Citing Anderson v. State, 252 Ga. 103 ( 312 S.E.2d 113) (1984), appellant urges that, even if the testimony was admissible to explain the officer's conduct in arresting him for possession of cocaine, it was inadmissible insofar as it placed his character for selling cocaine into evidence. "The general character of the parties and especially their conduct in other transactions are irrelevant matter unless the nature of the action involves such character and renders necessary or proper the investigation of such conduct." (Emphasis supplied.) OCGA § 24-2-2. Unlike Anderson, the officer's testimony arguably did not relate to any other irrelevant transaction, but to the immediate relevant circumstances surrounding appellant's arrest for the instant crime of possessing cocaine with intent to distribute. "Where evidence may incidentally put character in issue or be prejudicial it may be admitted if otherwise relevant. [Cits.]" Ivester v. State, supra at 336 (2).
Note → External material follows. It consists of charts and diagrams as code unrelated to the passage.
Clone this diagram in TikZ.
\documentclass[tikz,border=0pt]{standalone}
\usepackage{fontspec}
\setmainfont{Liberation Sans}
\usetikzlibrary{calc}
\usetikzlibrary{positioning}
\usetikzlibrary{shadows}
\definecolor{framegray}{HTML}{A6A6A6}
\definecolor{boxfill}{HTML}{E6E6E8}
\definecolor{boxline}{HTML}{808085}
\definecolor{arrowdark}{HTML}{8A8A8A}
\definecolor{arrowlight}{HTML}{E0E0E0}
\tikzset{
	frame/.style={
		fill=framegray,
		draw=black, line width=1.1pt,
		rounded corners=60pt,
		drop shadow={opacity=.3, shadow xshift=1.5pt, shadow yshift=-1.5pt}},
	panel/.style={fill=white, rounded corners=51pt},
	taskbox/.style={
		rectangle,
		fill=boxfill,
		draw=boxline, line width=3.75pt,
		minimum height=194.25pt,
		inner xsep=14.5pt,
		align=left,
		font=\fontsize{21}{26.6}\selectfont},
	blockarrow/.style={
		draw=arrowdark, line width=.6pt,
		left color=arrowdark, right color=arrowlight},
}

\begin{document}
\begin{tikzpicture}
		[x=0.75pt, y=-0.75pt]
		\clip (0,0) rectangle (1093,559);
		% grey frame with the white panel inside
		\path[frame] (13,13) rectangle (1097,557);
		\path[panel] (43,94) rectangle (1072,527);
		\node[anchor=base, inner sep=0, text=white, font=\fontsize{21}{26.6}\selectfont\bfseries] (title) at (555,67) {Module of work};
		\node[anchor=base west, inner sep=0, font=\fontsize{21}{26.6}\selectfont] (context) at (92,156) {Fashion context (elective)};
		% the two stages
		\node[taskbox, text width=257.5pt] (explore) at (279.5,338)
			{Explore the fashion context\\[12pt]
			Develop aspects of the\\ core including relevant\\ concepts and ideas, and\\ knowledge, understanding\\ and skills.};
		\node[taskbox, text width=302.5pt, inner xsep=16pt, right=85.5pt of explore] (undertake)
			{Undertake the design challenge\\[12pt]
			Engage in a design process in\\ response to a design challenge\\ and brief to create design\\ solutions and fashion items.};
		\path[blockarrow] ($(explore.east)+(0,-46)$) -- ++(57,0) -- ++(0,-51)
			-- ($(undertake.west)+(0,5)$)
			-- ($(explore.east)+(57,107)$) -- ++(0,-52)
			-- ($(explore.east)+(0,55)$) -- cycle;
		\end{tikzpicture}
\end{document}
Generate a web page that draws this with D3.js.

However, we likewise need not decide whether, in the instant case, the officer's testimony was inadmissible under Anderson or admissible under Ivester. Even assuming that the testimony should have been excluded, its admission was nevertheless clearly harmless. Considering the amount of cocaine that was found in the plastic bag and the manner in which it was packaged, the only reasonable inference was that whoever possessed that plastic bag had been engaged in the sale of cocaine. Accordingly, the officer's hearsay testimony regarding the information which had prompted him to begin his observation of appellant is no more indicative of appellant's intent to sell cocaine than the officer's direct testimony regarding his observation of appellant's possession of the plastic bag containing 82 individual packages of cocaine. Evidence that the officer merely had been told that an otherwise unidentified individual wearing a yellow and black jacket was selling drugs at a designated location could not have contributed to the jury's conclusion that it was appellant who possessed the plastic bag containing 82 individual packages of cocaine. See Black v. State, supra at 137-138 (1).
Judgment affirmed. Pope and Johnson, JJ., concur.